Entries with chart source code
- - - - - - -

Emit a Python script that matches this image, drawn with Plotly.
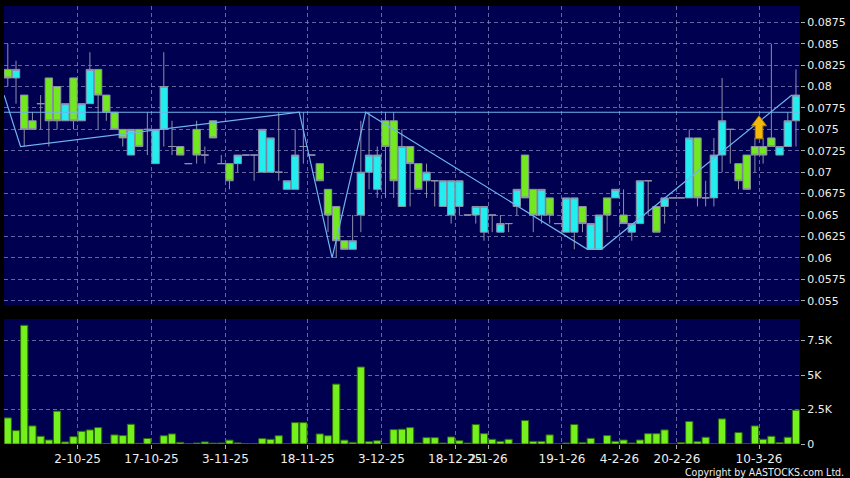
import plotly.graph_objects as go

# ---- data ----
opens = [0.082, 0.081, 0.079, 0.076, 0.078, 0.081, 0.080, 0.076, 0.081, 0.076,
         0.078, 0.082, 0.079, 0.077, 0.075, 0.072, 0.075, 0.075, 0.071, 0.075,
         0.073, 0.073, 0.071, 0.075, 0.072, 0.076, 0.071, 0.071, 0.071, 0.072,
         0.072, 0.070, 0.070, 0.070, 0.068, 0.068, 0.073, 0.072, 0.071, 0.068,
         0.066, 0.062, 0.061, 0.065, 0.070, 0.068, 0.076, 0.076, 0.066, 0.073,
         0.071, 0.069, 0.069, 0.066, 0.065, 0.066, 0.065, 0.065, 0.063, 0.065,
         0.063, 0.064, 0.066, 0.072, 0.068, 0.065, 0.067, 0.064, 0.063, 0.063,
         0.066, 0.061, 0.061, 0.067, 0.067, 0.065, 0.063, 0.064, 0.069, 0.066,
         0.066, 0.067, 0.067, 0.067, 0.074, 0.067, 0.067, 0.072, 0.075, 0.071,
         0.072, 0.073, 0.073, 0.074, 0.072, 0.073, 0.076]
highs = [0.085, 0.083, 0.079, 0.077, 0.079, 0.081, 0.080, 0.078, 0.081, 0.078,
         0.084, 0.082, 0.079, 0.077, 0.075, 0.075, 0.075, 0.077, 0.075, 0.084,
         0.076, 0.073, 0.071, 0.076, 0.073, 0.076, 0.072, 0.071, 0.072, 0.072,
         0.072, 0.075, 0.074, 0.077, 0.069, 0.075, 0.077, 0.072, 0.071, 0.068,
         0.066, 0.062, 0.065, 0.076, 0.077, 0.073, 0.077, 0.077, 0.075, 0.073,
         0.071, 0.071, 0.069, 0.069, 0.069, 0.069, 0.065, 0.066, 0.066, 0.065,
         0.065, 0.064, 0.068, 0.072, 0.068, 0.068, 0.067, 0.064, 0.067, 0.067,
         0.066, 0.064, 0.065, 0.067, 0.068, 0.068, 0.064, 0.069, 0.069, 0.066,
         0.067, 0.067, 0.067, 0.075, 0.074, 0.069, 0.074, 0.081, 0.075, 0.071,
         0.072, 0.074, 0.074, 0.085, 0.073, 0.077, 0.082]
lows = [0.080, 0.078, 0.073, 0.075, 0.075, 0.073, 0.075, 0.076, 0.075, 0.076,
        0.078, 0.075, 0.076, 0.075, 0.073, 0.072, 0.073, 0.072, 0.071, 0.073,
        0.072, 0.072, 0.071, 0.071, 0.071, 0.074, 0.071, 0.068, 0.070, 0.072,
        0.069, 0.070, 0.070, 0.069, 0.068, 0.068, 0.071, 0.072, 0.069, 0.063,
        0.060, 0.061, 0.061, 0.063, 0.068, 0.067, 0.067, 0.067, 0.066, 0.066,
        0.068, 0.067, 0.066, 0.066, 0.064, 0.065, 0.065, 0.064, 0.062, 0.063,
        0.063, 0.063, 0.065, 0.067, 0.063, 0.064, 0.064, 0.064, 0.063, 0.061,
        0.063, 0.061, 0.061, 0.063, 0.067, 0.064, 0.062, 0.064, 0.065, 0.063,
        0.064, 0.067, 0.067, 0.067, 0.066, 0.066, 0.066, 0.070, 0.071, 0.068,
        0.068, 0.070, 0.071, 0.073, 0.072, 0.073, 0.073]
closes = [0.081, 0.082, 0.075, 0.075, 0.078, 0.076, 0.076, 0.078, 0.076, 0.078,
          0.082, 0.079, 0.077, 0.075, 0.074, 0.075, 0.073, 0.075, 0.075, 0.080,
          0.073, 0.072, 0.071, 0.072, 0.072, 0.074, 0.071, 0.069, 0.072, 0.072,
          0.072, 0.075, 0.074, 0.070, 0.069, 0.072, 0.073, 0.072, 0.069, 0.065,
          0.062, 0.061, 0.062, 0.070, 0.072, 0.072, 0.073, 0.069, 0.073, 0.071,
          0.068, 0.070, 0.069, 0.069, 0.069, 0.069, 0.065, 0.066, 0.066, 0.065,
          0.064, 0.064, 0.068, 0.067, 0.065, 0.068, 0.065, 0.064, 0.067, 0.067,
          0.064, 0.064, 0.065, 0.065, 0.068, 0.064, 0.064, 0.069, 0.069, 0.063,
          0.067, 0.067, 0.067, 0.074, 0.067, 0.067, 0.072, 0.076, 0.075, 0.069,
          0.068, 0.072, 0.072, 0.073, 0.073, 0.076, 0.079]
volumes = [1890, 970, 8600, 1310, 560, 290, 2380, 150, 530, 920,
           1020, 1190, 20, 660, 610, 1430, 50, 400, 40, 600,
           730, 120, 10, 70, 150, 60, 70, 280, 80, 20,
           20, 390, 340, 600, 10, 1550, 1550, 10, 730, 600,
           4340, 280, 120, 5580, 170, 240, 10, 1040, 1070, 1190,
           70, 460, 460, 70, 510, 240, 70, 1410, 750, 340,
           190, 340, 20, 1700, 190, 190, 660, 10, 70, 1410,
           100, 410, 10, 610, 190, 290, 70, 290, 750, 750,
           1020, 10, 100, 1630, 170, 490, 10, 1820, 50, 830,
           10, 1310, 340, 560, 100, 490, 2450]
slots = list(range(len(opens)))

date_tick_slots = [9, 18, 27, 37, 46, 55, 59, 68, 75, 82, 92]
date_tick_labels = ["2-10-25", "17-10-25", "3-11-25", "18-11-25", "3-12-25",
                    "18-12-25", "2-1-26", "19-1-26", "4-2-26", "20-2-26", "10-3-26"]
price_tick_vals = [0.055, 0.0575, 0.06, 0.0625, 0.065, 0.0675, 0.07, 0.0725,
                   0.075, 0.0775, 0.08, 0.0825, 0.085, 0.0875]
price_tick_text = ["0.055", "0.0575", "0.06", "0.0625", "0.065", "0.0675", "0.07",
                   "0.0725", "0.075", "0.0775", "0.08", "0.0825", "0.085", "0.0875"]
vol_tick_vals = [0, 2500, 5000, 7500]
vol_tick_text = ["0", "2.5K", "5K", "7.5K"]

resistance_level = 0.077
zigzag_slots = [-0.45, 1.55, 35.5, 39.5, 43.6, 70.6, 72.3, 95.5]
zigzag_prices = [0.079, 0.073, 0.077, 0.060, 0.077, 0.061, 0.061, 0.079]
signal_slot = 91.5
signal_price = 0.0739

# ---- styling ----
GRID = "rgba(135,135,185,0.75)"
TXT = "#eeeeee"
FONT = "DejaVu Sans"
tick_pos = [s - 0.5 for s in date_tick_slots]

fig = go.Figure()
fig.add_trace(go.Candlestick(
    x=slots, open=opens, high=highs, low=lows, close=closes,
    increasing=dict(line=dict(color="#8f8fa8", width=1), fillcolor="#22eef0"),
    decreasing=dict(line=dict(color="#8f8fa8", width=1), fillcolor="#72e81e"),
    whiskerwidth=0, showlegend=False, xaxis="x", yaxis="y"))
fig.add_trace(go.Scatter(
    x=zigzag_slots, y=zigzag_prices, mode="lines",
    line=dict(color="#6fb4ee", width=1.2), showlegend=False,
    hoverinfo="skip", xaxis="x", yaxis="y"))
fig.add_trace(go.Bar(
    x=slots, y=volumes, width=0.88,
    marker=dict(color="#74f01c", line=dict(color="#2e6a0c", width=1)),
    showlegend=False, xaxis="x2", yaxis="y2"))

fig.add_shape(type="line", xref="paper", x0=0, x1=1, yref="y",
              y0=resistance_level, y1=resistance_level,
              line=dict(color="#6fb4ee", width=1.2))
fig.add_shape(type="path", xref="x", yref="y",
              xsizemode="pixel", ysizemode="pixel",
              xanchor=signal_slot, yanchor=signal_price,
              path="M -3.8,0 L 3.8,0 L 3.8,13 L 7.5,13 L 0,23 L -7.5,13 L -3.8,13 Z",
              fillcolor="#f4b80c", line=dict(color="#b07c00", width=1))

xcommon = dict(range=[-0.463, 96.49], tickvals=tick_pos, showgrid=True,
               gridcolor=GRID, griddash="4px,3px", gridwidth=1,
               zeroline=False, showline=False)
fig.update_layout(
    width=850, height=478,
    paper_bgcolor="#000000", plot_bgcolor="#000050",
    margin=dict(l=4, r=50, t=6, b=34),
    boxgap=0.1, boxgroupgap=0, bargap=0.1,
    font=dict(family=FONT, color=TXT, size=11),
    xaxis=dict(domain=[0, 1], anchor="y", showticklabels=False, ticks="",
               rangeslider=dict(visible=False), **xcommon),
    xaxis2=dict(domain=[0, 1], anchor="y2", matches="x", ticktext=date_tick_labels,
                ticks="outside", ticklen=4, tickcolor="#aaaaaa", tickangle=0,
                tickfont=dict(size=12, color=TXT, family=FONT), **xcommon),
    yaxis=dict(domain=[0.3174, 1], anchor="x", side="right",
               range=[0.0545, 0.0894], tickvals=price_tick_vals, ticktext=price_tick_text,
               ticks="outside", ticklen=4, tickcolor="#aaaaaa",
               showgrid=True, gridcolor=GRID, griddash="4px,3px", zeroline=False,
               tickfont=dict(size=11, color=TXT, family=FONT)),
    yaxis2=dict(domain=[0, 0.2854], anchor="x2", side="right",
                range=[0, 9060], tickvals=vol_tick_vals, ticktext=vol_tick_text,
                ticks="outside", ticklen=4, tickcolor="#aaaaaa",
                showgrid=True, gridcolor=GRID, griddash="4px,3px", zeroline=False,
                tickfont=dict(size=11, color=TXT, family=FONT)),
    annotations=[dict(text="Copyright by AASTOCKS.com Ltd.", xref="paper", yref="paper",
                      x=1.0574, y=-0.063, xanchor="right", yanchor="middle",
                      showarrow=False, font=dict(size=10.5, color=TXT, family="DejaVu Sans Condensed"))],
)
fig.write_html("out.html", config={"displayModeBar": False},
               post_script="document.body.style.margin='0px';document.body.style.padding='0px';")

- - - - - - -

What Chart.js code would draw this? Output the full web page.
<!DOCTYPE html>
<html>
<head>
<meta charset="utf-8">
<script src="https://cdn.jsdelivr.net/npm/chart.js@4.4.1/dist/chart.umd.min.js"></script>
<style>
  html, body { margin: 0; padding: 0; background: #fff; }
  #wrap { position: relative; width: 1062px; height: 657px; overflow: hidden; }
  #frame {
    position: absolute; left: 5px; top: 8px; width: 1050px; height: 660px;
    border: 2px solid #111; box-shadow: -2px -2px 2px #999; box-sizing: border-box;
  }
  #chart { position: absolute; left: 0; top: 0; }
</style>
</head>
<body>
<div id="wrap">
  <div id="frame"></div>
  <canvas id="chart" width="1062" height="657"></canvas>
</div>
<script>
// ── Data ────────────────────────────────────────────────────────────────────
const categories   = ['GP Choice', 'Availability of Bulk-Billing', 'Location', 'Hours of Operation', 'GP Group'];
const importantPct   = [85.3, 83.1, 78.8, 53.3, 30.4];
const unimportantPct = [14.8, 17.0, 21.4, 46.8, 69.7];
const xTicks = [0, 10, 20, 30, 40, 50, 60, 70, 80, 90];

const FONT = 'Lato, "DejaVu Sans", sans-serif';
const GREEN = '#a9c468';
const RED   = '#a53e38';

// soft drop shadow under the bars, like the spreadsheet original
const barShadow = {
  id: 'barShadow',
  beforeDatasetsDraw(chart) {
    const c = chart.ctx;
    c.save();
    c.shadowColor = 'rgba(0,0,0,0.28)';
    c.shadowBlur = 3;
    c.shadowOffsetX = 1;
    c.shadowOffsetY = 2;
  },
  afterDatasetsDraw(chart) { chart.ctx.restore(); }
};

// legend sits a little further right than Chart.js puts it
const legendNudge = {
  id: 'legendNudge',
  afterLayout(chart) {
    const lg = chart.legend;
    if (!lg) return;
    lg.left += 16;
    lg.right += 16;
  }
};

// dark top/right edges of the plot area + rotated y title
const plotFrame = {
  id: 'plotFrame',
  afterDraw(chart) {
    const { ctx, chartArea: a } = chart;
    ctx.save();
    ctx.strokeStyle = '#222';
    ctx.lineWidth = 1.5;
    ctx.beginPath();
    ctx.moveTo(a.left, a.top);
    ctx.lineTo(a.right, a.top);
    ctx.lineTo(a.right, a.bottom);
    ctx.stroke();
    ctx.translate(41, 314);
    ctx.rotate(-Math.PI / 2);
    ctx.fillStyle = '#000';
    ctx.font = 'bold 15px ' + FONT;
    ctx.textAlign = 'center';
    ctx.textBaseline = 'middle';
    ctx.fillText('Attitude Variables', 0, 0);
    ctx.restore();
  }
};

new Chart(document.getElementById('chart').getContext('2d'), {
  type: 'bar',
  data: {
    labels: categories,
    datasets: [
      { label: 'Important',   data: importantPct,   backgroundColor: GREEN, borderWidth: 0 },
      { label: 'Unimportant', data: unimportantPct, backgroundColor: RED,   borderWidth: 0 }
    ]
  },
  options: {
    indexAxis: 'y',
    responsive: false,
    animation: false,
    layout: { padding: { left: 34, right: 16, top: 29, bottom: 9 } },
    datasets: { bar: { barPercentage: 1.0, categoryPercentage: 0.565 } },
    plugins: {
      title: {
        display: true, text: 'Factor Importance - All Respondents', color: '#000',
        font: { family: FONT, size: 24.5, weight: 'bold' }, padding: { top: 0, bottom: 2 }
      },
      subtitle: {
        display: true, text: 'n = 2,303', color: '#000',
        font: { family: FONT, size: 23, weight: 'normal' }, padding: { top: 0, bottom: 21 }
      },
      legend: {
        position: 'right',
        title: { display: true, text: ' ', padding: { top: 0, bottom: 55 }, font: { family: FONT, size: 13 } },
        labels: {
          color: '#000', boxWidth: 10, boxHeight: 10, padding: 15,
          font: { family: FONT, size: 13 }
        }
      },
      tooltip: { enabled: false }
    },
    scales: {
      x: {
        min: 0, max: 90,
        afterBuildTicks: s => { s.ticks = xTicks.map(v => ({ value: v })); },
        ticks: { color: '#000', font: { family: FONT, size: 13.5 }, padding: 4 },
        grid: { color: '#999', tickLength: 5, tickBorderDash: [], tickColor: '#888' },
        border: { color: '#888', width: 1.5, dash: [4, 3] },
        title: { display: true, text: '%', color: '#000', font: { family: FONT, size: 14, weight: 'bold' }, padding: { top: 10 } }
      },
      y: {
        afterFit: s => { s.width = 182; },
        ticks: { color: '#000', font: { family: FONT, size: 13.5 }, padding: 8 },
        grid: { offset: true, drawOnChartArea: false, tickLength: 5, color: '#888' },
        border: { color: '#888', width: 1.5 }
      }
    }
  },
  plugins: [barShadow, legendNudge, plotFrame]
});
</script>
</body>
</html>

- - - - - - -

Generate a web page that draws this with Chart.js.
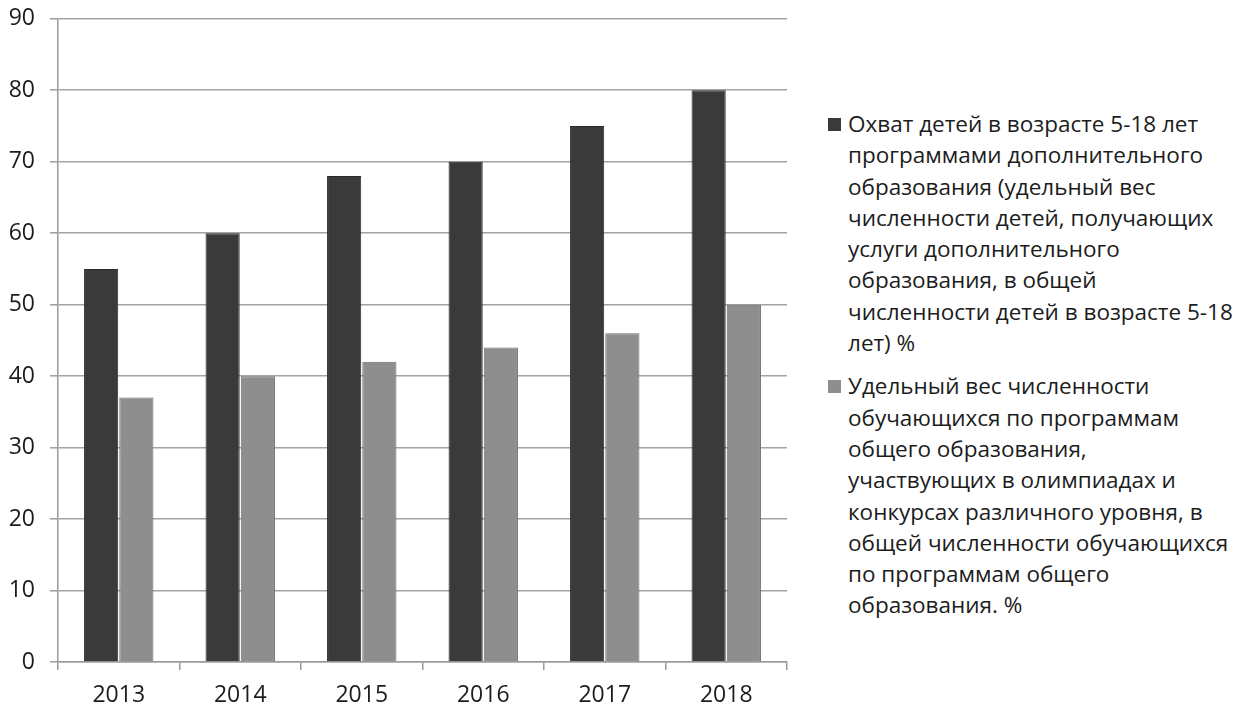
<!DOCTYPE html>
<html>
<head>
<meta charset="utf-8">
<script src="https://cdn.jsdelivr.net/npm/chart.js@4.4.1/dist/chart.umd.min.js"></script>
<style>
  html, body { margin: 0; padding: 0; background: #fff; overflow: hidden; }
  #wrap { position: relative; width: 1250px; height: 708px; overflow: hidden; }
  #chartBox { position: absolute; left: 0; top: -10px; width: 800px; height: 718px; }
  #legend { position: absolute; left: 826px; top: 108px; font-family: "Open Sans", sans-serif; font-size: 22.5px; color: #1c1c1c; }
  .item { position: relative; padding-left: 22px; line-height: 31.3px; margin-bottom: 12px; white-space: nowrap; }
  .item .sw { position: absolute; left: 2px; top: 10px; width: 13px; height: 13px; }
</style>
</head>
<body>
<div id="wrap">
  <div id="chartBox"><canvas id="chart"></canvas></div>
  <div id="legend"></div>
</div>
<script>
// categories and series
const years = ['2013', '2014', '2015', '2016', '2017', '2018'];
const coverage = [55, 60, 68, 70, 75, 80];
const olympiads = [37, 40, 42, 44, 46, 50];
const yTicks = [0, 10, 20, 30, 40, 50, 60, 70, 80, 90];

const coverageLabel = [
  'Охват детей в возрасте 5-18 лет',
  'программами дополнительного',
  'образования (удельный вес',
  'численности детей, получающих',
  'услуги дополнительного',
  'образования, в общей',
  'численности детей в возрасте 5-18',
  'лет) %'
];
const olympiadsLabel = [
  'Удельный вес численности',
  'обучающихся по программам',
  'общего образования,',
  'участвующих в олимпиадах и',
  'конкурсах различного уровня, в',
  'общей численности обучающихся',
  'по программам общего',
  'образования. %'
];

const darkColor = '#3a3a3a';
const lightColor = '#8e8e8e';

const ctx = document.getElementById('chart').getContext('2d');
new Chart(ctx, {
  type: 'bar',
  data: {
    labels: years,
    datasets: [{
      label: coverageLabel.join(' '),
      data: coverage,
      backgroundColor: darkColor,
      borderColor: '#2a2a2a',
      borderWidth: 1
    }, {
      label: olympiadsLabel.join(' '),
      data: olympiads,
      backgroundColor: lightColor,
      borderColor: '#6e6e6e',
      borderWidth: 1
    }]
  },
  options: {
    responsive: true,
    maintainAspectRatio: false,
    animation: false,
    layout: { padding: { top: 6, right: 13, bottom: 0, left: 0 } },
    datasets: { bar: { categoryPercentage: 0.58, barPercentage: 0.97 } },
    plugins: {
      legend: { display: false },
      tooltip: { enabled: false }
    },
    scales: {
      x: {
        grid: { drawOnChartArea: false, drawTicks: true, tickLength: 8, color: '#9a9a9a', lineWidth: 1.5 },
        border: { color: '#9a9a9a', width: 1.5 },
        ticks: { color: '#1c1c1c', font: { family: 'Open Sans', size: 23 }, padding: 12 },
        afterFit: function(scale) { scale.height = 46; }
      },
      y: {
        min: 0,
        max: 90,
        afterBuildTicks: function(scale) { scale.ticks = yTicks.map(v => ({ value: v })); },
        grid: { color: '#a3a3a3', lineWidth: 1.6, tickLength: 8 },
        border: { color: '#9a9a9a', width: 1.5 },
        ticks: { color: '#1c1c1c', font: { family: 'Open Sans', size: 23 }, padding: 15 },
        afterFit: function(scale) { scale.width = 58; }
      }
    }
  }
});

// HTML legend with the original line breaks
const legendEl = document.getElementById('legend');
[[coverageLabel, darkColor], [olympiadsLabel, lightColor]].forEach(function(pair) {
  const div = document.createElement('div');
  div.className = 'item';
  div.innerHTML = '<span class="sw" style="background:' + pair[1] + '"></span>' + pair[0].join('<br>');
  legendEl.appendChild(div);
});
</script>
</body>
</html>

- - - - - - -

PROBLEM STATEMENT:
Copy nothing but the lines above that run from the one with "Generate a web" to the one with "const lightColor = '#8e8e8e';", ends included; pictures stay out.

TASK RESULT:
Generate a web page that draws this with Chart.js.
<!DOCTYPE html>
<html>
<head>
<meta charset="utf-8">
<script src="https://cdn.jsdelivr.net/npm/chart.js@4.4.1/dist/chart.umd.min.js"></script>
<style>
  html, body { margin: 0; padding: 0; background: #fff; overflow: hidden; }
  #wrap { position: relative; width: 1250px; height: 708px; overflow: hidden; }
  #chartBox { position: absolute; left: 0; top: -10px; width: 800px; height: 718px; }
  #legend { position: absolute; left: 826px; top: 108px; font-family: "Open Sans", sans-serif; font-size: 22.5px; color: #1c1c1c; }
  .item { position: relative; padding-left: 22px; line-height: 31.3px; margin-bottom: 12px; white-space: nowrap; }
  .item .sw { position: absolute; left: 2px; top: 10px; width: 13px; height: 13px; }
</style>
</head>
<body>
<div id="wrap">
  <div id="chartBox"><canvas id="chart"></canvas></div>
  <div id="legend"></div>
</div>
<script>
// categories and series
const years = ['2013', '2014', '2015', '2016', '2017', '2018'];
const coverage = [55, 60, 68, 70, 75, 80];
const olympiads = [37, 40, 42, 44, 46, 50];
const yTicks = [0, 10, 20, 30, 40, 50, 60, 70, 80, 90];

const coverageLabel = [
  'Охват детей в возрасте 5-18 лет',
  'программами дополнительного',
  'образования (удельный вес',
  'численности детей, получающих',
  'услуги дополнительного',
  'образования, в общей',
  'численности детей в возрасте 5-18',
  'лет) %'
];
const olympiadsLabel = [
  'Удельный вес численности',
  'обучающихся по программам',
  'общего образования,',
  'участвующих в олимпиадах и',
  'конкурсах различного уровня, в',
  'общей численности обучающихся',
  'по программам общего',
  'образования. %'
];

const darkColor = '#3a3a3a';
const lightColor = '#8e8e8e';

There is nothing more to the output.